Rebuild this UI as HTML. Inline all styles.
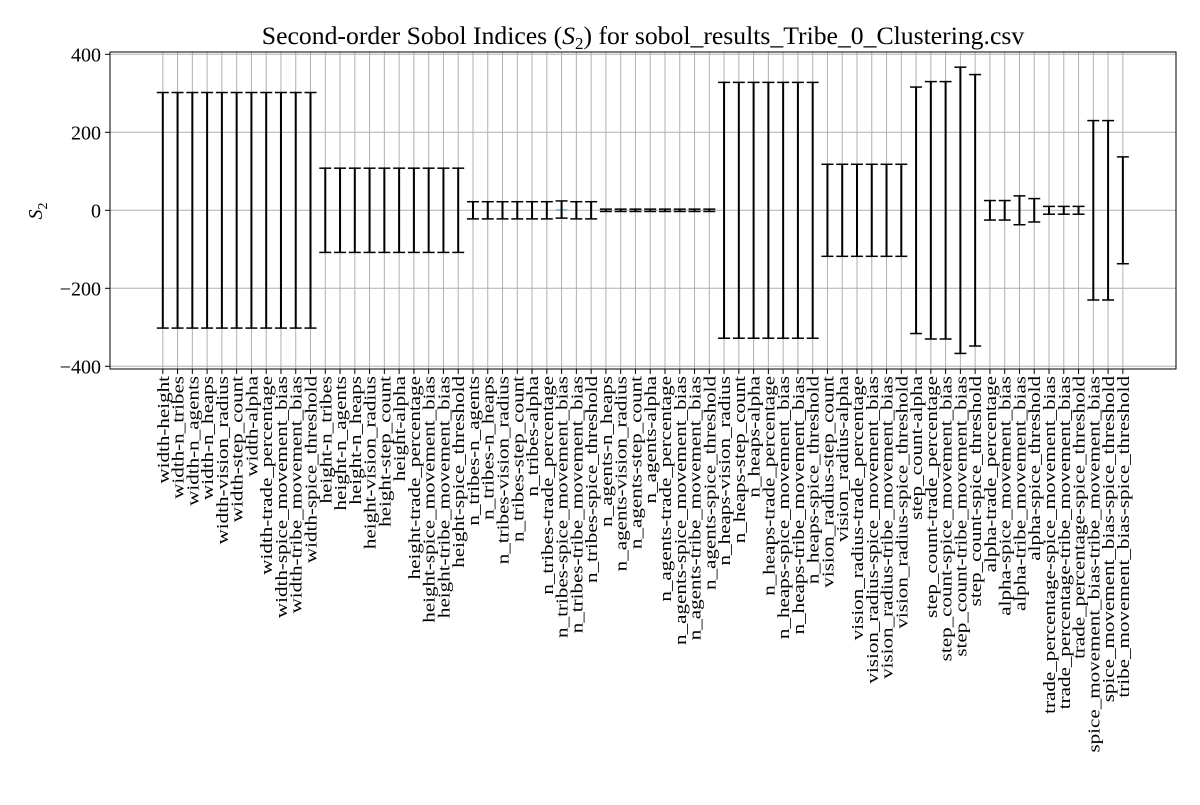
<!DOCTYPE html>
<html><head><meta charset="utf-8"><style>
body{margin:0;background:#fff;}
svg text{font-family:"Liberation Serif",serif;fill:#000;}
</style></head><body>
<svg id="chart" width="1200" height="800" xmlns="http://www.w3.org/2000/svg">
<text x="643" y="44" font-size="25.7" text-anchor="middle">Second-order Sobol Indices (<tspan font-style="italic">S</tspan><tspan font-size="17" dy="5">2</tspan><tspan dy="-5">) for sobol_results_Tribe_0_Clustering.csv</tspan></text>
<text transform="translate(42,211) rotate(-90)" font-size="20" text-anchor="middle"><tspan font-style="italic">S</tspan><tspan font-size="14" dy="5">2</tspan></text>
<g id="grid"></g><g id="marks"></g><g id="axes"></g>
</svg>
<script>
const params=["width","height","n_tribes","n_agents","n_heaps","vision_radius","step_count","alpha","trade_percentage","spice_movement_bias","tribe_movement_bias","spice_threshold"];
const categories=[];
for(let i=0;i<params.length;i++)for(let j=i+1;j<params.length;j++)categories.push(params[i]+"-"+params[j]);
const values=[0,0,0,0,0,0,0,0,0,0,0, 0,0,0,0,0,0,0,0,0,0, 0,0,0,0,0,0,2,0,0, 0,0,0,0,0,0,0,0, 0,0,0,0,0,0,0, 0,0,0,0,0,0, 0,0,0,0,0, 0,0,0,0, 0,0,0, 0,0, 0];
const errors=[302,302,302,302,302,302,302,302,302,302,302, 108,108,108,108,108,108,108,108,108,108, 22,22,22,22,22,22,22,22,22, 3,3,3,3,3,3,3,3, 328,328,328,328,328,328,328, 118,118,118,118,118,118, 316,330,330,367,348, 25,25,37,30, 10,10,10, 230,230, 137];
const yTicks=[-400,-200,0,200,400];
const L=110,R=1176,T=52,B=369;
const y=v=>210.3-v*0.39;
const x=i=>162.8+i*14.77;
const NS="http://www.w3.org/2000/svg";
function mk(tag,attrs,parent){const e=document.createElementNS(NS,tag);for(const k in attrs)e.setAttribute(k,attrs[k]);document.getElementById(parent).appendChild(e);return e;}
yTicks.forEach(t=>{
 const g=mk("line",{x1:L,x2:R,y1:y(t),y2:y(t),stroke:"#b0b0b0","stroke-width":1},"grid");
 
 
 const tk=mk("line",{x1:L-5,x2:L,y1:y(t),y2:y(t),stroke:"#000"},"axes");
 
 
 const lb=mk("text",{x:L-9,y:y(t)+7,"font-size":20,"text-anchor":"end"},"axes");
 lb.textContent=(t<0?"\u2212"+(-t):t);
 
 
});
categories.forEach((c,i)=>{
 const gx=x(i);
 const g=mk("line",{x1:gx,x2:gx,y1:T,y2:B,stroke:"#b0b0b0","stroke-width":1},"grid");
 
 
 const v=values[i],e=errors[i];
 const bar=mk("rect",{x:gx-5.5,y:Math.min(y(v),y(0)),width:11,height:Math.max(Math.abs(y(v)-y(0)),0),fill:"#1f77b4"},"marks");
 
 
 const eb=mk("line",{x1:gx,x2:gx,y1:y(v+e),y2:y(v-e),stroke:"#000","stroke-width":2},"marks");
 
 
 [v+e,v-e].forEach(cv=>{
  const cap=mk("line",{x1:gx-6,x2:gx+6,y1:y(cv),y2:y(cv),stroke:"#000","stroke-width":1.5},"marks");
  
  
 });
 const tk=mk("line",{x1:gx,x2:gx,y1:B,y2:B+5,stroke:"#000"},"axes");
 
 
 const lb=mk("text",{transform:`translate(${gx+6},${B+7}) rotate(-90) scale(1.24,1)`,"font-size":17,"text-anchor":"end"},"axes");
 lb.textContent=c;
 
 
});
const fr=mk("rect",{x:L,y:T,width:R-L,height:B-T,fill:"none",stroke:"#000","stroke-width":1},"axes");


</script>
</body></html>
::::::
§ AIM OF THE EXERCISE
Reproduce the full material exactly, excluding the pictures.

§ SOLUTION TO THE PROBLEM
Rebuild this UI as HTML. Inline all styles.
<!DOCTYPE html>
<html><head><meta charset="utf-8"><style>
body{margin:0;background:#fff;}
svg text{font-family:"Liberation Serif",serif;fill:#000;}
</style></head><body>
<svg id="chart" width="1200" height="800" xmlns="http://www.w3.org/2000/svg">
<text x="643" y="44" font-size="25.7" text-anchor="middle">Second-order Sobol Indices (<tspan font-style="italic">S</tspan><tspan font-size="17" dy="5">2</tspan><tspan dy="-5">) for sobol_results_Tribe_0_Clustering.csv</tspan></text>
<text transform="translate(42,211) rotate(-90)" font-size="20" text-anchor="middle"><tspan font-style="italic">S</tspan><tspan font-size="14" dy="5">2</tspan></text>
<g id="grid"></g><g id="marks"></g><g id="axes"></g>
</svg>
<script>
const params=["width","height","n_tribes","n_agents","n_heaps","vision_radius","step_count","alpha","trade_percentage","spice_movement_bias","tribe_movement_bias","spice_threshold"];
const categories=[];
for(let i=0;i<params.length;i++)for(let j=i+1;j<params.length;j++)categories.push(params[i]+"-"+params[j]);
const values=[0,0,0,0,0,0,0,0,0,0,0, 0,0,0,0,0,0,0,0,0,0, 0,0,0,0,0,0,2,0,0, 0,0,0,0,0,0,0,0, 0,0,0,0,0,0,0, 0,0,0,0,0,0, 0,0,0,0,0, 0,0,0,0, 0,0,0, 0,0, 0];
const errors=[302,302,302,302,302,302,302,302,302,302,302, 108,108,108,108,108,108,108,108,108,108, 22,22,22,22,22,22,22,22,22, 3,3,3,3,3,3,3,3, 328,328,328,328,328,328,328, 118,118,118,118,118,118, 316,330,330,367,348, 25,25,37,30, 10,10,10, 230,230, 137];
const yTicks=[-400,-200,0,200,400];
const L=110,R=1176,T=52,B=369;
const y=v=>210.3-v*0.39;
const x=i=>162.8+i*14.77;
const NS="http://www.w3.org/2000/svg";
function mk(tag,attrs,parent){const e=document.createElementNS(NS,tag);for(const k in attrs)e.setAttribute(k,attrs[k]);document.getElementById(parent).appendChild(e);return e;}
yTicks.forEach(t=>{
 const g=mk("line",{x1:L,x2:R,y1:y(t),y2:y(t),stroke:"#b0b0b0","stroke-width":1},"grid");
 
 
 const tk=mk("line",{x1:L-5,x2:L,y1:y(t),y2:y(t),stroke:"#000"},"axes");
 
 
 const lb=mk("text",{x:L-9,y:y(t)+7,"font-size":20,"text-anchor":"end"},"axes");
 lb.textContent=(t<0?"\u2212"+(-t):t);
 
 
});
categories.forEach((c,i)=>{
 const gx=x(i);
 const g=mk("line",{x1:gx,x2:gx,y1:T,y2:B,stroke:"#b0b0b0","stroke-width":1},"grid");
 
 
 const v=values[i],e=errors[i];
 const bar=mk("rect",{x:gx-5.5,y:Math.min(y(v),y(0)),width:11,height:Math.max(Math.abs(y(v)-y(0)),0),fill:"#1f77b4"},"marks");
 
 
 const eb=mk("line",{x1:gx,x2:gx,y1:y(v+e),y2:y(v-e),stroke:"#000","stroke-width":2},"marks");
 
 
 [v+e,v-e].forEach(cv=>{
  const cap=mk("line",{x1:gx-6,x2:gx+6,y1:y(cv),y2:y(cv),stroke:"#000","stroke-width":1.5},"marks");
  
  
 });
 const tk=mk("line",{x1:gx,x2:gx,y1:B,y2:B+5,stroke:"#000"},"axes");
 
 
 const lb=mk("text",{transform:`translate(${gx+6},${B+7}) rotate(-90) scale(1.24,1)`,"font-size":17,"text-anchor":"end"},"axes");
 lb.textContent=c;
 
 
});
const fr=mk("rect",{x:L,y:T,width:R-L,height:B-T,fill:"none",stroke:"#000","stroke-width":1},"axes");


</script>
</body></html>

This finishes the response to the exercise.